German reunification in 1990 did not initially lead to a lessening of German support for a strong U.S. military contingent in their land. On the contrary, Kohl understood that there could be no reunited Germany without Washington’s reassurances to Britain’s Margaret Thatcher and France’s François Mitterrand that the Americans would stay on and hold the fort—not so much against the newly non-communist Russians as the newly united Germans.
Of course, the reunited Germans did not return to aggressive old ways, and soon the chief complaint about them from their Western partners was that, once again, they were not paying their fair share of allied security costs. Partly in response to that supposed delinquency, but even more to shifting global security threats, Washington began drawing down its German-based forces in the 1990s and early 2000s. In 2006 it began executing another big drawdown, from 72,400 to 33,250 by 2018, thus more than halving the contingent. Still, the reduced force remained important to the German-U.S. relationship and especially to the economic and cultural makeup of the villages and towns near U.S. bases. Germans had learned much, and earned much, from their American military friends, just as many American learned from the Germans and profited from their stay there. They brought back to the United States something of what they had picked up in Deutschland.
The story of America’s military presence in Germany from the end of World War II to the present shows that the U.S. contingent there, along with a united NATO and a strong U.S.-German relationship, have survived a host of challenges from both sides of the Atlantic. The question now is whether that relationship, a crucial anchor of the trans-Atlantic partnership, will weather this latest storm churned up by America’s own leadership.
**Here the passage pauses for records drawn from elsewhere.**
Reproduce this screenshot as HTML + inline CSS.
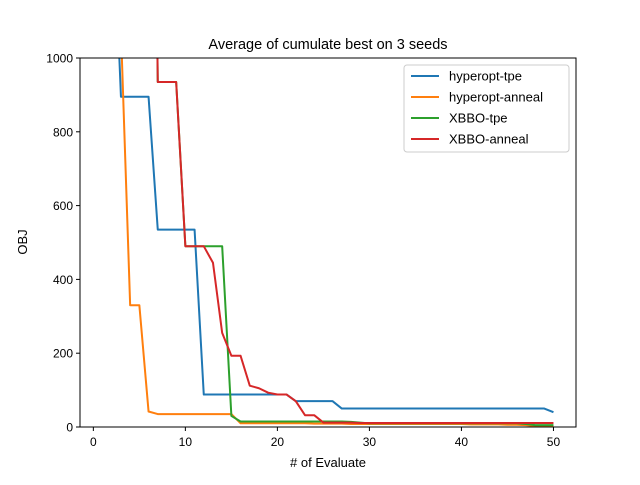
<!DOCTYPE html>
<html><head><meta charset="utf-8"><style>body{margin:0;background:#fff}svg{font-family:"Liberation Sans","DejaVu Sans",sans-serif}</style></head>
<body>
<svg id="c" width="640" height="480">
<rect width="640" height="480" fill="#fff"/>
<defs><clipPath id="cp"><rect x="80" y="58" width="496" height="369"/></clipPath></defs>
<text x="328" y="49" font-size="14.5" text-anchor="middle">Average of cumulate best on 3 seeds</text>
<g id="axes"></g>
<g id="lines" clip-path="url(#cp)"></g>
<rect x="80" y="58" width="496" height="369" fill="none" stroke="#000" stroke-width="1"/>
<text x="328" y="467" font-size="13" text-anchor="middle"># of Evaluate</text>
<text x="27" y="242" font-size="13" text-anchor="middle" transform="rotate(-90 27 242)">OBJ</text>
<g id="legend"></g>
</svg>
<script>
const xs = Array.from({length:50},(_,i)=>i+1);
const seriesNames = ["hyperopt-tpe","hyperopt-anneal","XBBO-tpe","XBBO-anneal"];
const colors = ["#1f77b4","#ff7f0e","#2ca02c","#d62728"];
const tpeVals = [3000,1500,895,895,895,895,535,535,535,535,535,88,88,88,88,88,88,88,88,88,88,70,70,70,70,70,50,50,50,50,50,50,50,50,50,50,50,50,50,50,50,50,50,50,50,50,50,50,50,40];
const annealVals = [3000,2000,1075,330,330,42,35,35,35,35,35,35,35,35,35,10,10,10,10,10,10,10,10,9,9,9,9,8,8,8,8,8,8,8,8,8,8,8,8,8,7,7,7,7,6,6,5,3,3,3];
const xbboTpeVals = [3000,3000,3000,3000,3000,3000,935,935,935,490,490,490,490,490,30,15,15,15,15,15,15,15,15,15,15,15,15,14,12,10,10,10,10,10,10,10,10,10,10,10,10,10,10,10,10,10,8,5,5,5];
const xbboAnnealVals = [3000,3000,3000,3000,3000,3000,935,935,935,490,490,490,445,255,193,193,112,105,93,88,88,70,32,32,12,12,12,12,11,11,11,11,11,11,11,11,11,11,11,11,11,11,11,11,11,11,11,11,11,11];
const xTicks = [0,10,20,30,40,50];
const yTicks = [0,200,400,600,800,1000];
const sx = v => 80 + (v + 1.45) / 53.9 * 496;
const sy = v => 427 - v / 1000 * 369;
const NS = "http://www.w3.org/2000/svg";
function mk(tag, attrs, parent, txt){const e=document.createElementNS(NS,tag);for(const k in attrs)e.setAttribute(k,attrs[k]);if(txt!==undefined)e.textContent=txt;parent.appendChild(e);return e;}
const ax = document.getElementById("axes");
xTicks.forEach(t=>{
  const l=mk("line",{x1:sx(t),x2:sx(t),y1:427,y2:431,stroke:"#000"},ax);
  
  
  const tx=mk("text",{x:sx(t),y:446,"font-size":"12","text-anchor":"middle"},ax,String(t));
  
  
});
yTicks.forEach(t=>{
  const l=mk("line",{x1:76,x2:80,y1:sy(t),y2:sy(t),stroke:"#000"},ax);
  
  
  const tx=mk("text",{x:73,y:sy(t)+4.5,"font-size":"12","text-anchor":"end"},ax,String(t));
  
  
});
const all=[tpeVals,annealVals,xbboTpeVals,xbboAnnealVals];
const lg=document.getElementById("lines");
all.forEach((vals,i)=>{
  const p=mk("polyline",{points:vals.map((v,j)=>sx(xs[j])+","+sy(v)).join(" "),fill:"none",stroke:colors[i],"stroke-width":"2","stroke-linejoin":"round"},lg);
  
  
});
const leg=document.getElementById("legend");
const box=mk("rect",{x:404,y:65,width:165,height:87,rx:3,fill:"#fff","fill-opacity":"0.8",stroke:"#ccc"},leg);


seriesNames.forEach((n,i)=>{
  const y=76+i*21;
  const l=mk("line",{x1:411,x2:439,y1:y,y2:y,stroke:colors[i],"stroke-width":"2"},leg);
  
  
  const t=mk("text",{x:449,y:y+4.5,"font-size":"13"},leg,n);
  
  
});
</script>
</body></html>
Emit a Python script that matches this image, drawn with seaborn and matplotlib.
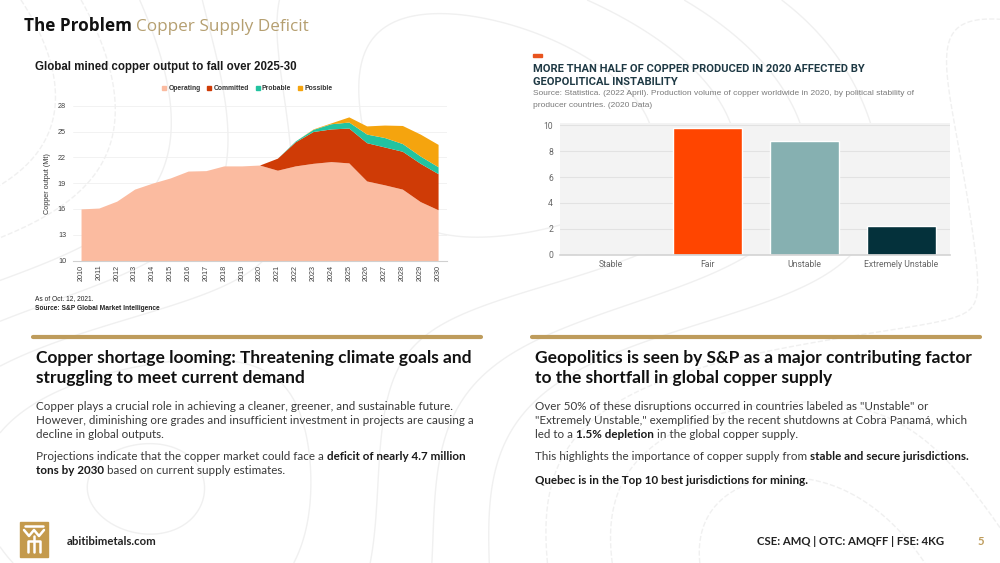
import matplotlib
matplotlib.use("Agg")
import matplotlib.pyplot as plt
import matplotlib.patches as mpatches
from matplotlib.lines import Line2D
import numpy as np
import pandas as pd
import seaborn as sns

# ---- data ----
years = list(range(2010, 2031))
operating = [16.0, 16.1, 16.9, 18.3, 19.0, 19.6, 20.4, 20.45, 21.0, 21.0, 21.1,
             20.5, 21.0, 21.3, 21.5, 21.35, 19.25, 18.8, 18.3, 16.85, 15.9]
committed = [0] * 11 + [1.4, 2.8, 3.7, 3.8, 4.05, 4.45, 4.4, 4.4, 4.45, 4.2]
probable = [0] * 12 + [0.1, 0.25, 0.6, 0.7, 1.0, 1.1, 0.9, 0.85, 0.8]
possible = [0] * 13 + [0.05, 0.1, 0.6, 0.95, 1.45, 2.1, 2.55, 2.6]
series_names = ["Operating", "Committed", "Probable", "Possible"]
y_ticks_left = [10, 13, 16, 19, 22, 25, 28]

stability = ["Stable", "Fair", "Unstable", "Extremely Unstable"]
volume = [0, 9.8, 8.8, 2.25]

AREA_COLORS = ["#FBBBA0", "#CF3B06", "#22C3A0", "#F5A40E"]
BAR_COLORS = ["#FF4500", "#FF4500", "#86B0B1", "#04313B"]
GOLD = "#BE9C5C"

W, H = 1000, 563
sns.set_theme(style="white")
plt.rcParams["font.family"] = ["Lato", "DejaVu Sans"]

fig = plt.figure(figsize=(10, 5.63), dpi=100)
fig.patch.set_facecolor("white")
renderer = fig.canvas.get_renderer()


def fx(x):
    return x / W


def fy(y):
    return 1 - y / H


def text_width(txt, size, weight, family):
    a = fig.text(0, 0, txt + "|", fontsize=size, fontweight=weight, family=family)
    b = fig.text(0, 0, "|", fontsize=size, fontweight=weight, family=family)
    w = a.get_window_extent(renderer).width - b.get_window_extent(renderer).width
    a.remove()
    b.remove()
    return w


# faint topographic background lines
bg = fig.add_axes([0, 0, 1, 1], zorder=-5)
gx, gy = np.meshgrid(np.linspace(0, 10, 300), np.linspace(0, 5.63, 200))
field = np.sin(0.55 * gx + 0.8 * np.cos(0.7 * gy)) + np.cos(0.45 * gy - 0.3 * gx) \
    + 0.5 * np.sin(0.9 * gx * 0.6 + 1.1 * gy)
bg.contour(gx, gy, field, levels=8, colors="#F0F0F0", linewidths=1.0)
bg.set_xlim(0, 10)
bg.set_ylim(0, 5.63)
bg.axis("off")

# ---- header ----
TITLE_FONT = ["Open Sans", "DejaVu Sans"]
fig.text(fx(24), fy(31), "The Problem", fontsize=12.3, fontweight="bold",
         color="#111111", family=TITLE_FONT, va="baseline")
sub_x = 24 + text_width("The Problem ", 12.3, "bold", TITLE_FONT)
fig.text(fx(sub_x), fy(31), "Copper Supply Deficit", fontsize=12.3,
         color="#B59F70", family=TITLE_FONT, va="baseline")

# ---- left chart: stacked area ----
SMALL = ["Liberation Sans", "DejaVu Sans"]
df = pd.DataFrame({"year": years, "Operating": operating, "Committed": committed,
                   "Probable": probable, "Possible": possible})
ax1 = fig.add_axes([0.073, fy(260.5), 0.374, (260.5 - 105.7) / H])
ax1.stackplot(df["year"], [df[c] for c in series_names], colors=AREA_COLORS,
              linewidth=0)
ax1.set_xlim(2009.55, 2030.5)
ax1.set_ylim(10, 28)
ax1.set_yticks(y_ticks_left)
ax1.set_xticks(years)
ax1.set_xticklabels([str(y) for y in years], rotation=90)
ax1.tick_params(axis="both", labelsize=5.2, colors="#404040", length=0, pad=3)
ax1.tick_params(axis="y", pad=5)
for lab in ax1.get_xticklabels() + ax1.get_yticklabels():
    lab.set_family(SMALL)
ax1.yaxis.grid(True, color="#F0F0F0", linewidth=0.6)
ax1.set_axisbelow(True)
for s in ["top", "right", "left"]:
    ax1.spines[s].set_visible(False)
ax1.spines["bottom"].set_color("#D0D0D0")
ax1.spines["bottom"].set_linewidth(0.8)
ax1.set_facecolor("none")
ax1.set_ylabel("Copper output (Mt)", fontsize=5.2, color="#333333",
               family=SMALL, labelpad=5)
handles = [Line2D([], [], marker="s", linestyle="", markersize=3.3, color=c)
           for c in AREA_COLORS]
ax1.legend(handles, series_names, ncol=4, loc="center", bbox_to_anchor=(0.463, 1.108),
           frameon=False, handletextpad=0.0, columnspacing=0.7, handlelength=1.2,
           prop={"family": SMALL, "size": 4.9, "weight": "bold"},
           labelcolor="#333333")

fig.text(fx(35), fy(70), "Global mined copper output to fall over 2025-30",
         fontsize=8.3, fontweight="bold", color="#1A1A1A",
         family=SMALL, va="baseline")
fig.text(fx(35), fy(300), "As of Oct. 12, 2021.", fontsize=4.8, color="#222222",
         family=SMALL, va="baseline")
fig.text(fx(35), fy(309.5), "Source: S&P Global Market Intelligence", fontsize=4.8,
         fontweight="bold", color="#222222", family=SMALL, va="baseline")

# ---- right chart: bars ----
ax2 = fig.add_axes([0.560, fy(254.7), 0.390, (254.7 - 122.7) / H])
bar_df = pd.DataFrame({"stability": stability, "volume": volume})
sns.barplot(data=bar_df, x="stability", y="volume", hue="stability",
            palette=BAR_COLORS, width=0.71, legend=False, ax=ax2, saturation=1)
ax2.set_xlim(-0.52, 3.5)
ax2.set_ylim(0, 10.2)
ax2.set_yticks([0, 2, 4, 6, 8, 10])
ax2.set_facecolor("#F3F3F3")
ax2.yaxis.grid(True, color="#E2E2E2", linewidth=0.8)
ax2.set_axisbelow(True)
for s in ["top", "right", "left"]:
    ax2.spines[s].set_visible(False)
ax2.spines["bottom"].set_color("#D5D5D5")
ax2.set_xlabel("")
ax2.set_ylabel("")
ax2.tick_params(axis="both", labelsize=6.2, colors="#666666", length=0)
ax2.tick_params(axis="y", pad=5)
ax2.tick_params(axis="x", pad=4)
for lab in ax2.get_xticklabels() + ax2.get_yticklabels():
    lab.set_family(["Roboto", "DejaVu Sans"])

fig.patches.append(mpatches.Rectangle((fx(533), fy(56.5)), 9 / W, 3 / H,
                                      transform=fig.transFigure, color="#E8541E"))
for i, line in enumerate(["MORE THAN HALF OF COPPER PRODUCED IN 2020 AFFECTED BY",
                          "GEOPOLITICAL INSTABILITY"]):
    fig.text(fx(533), fy(72 + 13 * i), line, fontsize=8.0, fontweight="bold",
             color="#1E3944", va="baseline", family=["Roboto", "DejaVu Sans"])
for i, line in enumerate(["Source: Statistica. (2022 April). Production volume of copper "
                          "worldwide in 2020, by political stability of",
                          "producer countries. (2020 Data)"]):
    fig.text(fx(533), fy(95 + 12 * i), line, fontsize=6.0, color="#7A7A7A",
             va="baseline", family=SMALL)

# ---- gold separators ----
for x0, x1 in [(33, 481), (532, 980)]:
    fig.add_artist(Line2D([fx(x0), fx(x1)], [fy(337), fy(337)], color=GOLD,
                          linewidth=3, transform=fig.transFigure))

# ---- text blocks ----
BODY = ["Lato", "DejaVu Sans"]


def rich_line(x, y, parts, size=8.35, color="#3A3A3A"):
    for txt, bold in parts:
        weight = "bold" if bold else "normal"
        fig.text(fx(x), fy(y), txt, fontsize=size, fontweight=weight, family=BODY,
                 color="#1A1A1A" if bold else color, va="baseline")
        x += text_width(txt, size, weight, BODY)


HEAD = 12.5
for i, line in enumerate(["Copper shortage looming: Threatening climate goals and",
                          "struggling to meet current demand"]):
    fig.text(fx(36), fy(363 + 20.5 * i), line, fontsize=HEAD, fontweight="bold",
             color="#111111", family=BODY, va="baseline")
for i, line in enumerate(["Geopolitics is seen by S&P as a major contributing factor",
                          "to the shortfall in global copper supply"]):
    fig.text(fx(535), fy(363 + 20.5 * i), line, fontsize=HEAD, fontweight="bold",
             color="#111111", family=BODY, va="baseline")

rich_line(36, 410, [("Copper plays a crucial role in achieving a cleaner, greener, "
                     "and sustainable future.", False)])
rich_line(36, 424, [("However, diminishing ore grades and insufficient investment in "
                     "projects are causing a", False)])
rich_line(36, 437.5, [("decline in global outputs.", False)])
rich_line(36, 460, [("Projections indicate that the copper market could face a ", False),
                    ("deficit of nearly 4.7 million", True)])
rich_line(36, 474, [("tons by 2030", True), (" based on current supply estimates.", False)])

rich_line(535, 410, [("Over 50% of these disruptions occurred in countries labeled as "
                      "\"Unstable\" or", False)])
rich_line(535, 424, [("\"Extremely Unstable,\" exemplified by the recent shutdowns at "
                      "Cobra Panamá, which", False)])
rich_line(535, 437.5, [("led to a ", False), ("1.5% depletion", True),
                       (" in the global copper supply.", False)])
rich_line(535, 460, [("This highlights the importance of copper supply from ", False),
                     ("stable and secure jurisdictions.", True)])
rich_line(535, 484.5, [("Quebec is in the Top 10 best jurisdictions for mining.", True)])

# ---- footer ----
fig.patches.append(mpatches.Rectangle((fx(20), fy(557)), 28 / W, 35 / H,
                                      transform=fig.transFigure, color="#C49A4C"))
logo = [([24, 29, 34, 39, 44], [530, 536, 530, 536, 530]),
        ([34, 34], [536, 552]), ([28, 28, 40, 40], [552, 541, 541, 552]),
        ([25, 43], [526, 526])]
for xs, ys in logo:
    fig.add_artist(Line2D([fx(v) for v in xs], [fy(v) for v in ys], color="white",
                          linewidth=1.8, transform=fig.transFigure))
fig.text(fx(67), fy(545), "abitibimetals.com", fontsize=8.2, fontweight="bold",
         color="#222222", family=BODY, va="baseline")
fig.text(fx(944), fy(545), "CSE: AMQ | OTC: AMQFF | FSE: 4KG", fontsize=8.2,
         fontweight="bold", color="#222222", family=BODY, va="baseline", ha="right")
fig.text(fx(978), fy(545), "5", fontsize=8.2, fontweight="bold", color=GOLD,
         family=BODY, va="baseline")

fig.savefig("out.png", dpi=100)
This question is important because, buffeted as it has been by the winds of change over the past 75 years, the American troop presence in Germany has been one of the more dependable fundaments in the trans-Atlantic architecture. Probably no investment the United States has made in postwar Europe has achieved greater returns. This commitment has not been rendered “obsolete” (as some have charged) either by Germany’s own rearmament or the end of the Cold War. The woefully underequipped and underfunded Bundeswehr remains dependent on the U.S. military forces there for access to certain armaments (especially atomic) and larger-scale deployment capabilities. And, as we all know, Russia under Putin is back as a major threat to European and world security, whatever Trump would have us believe.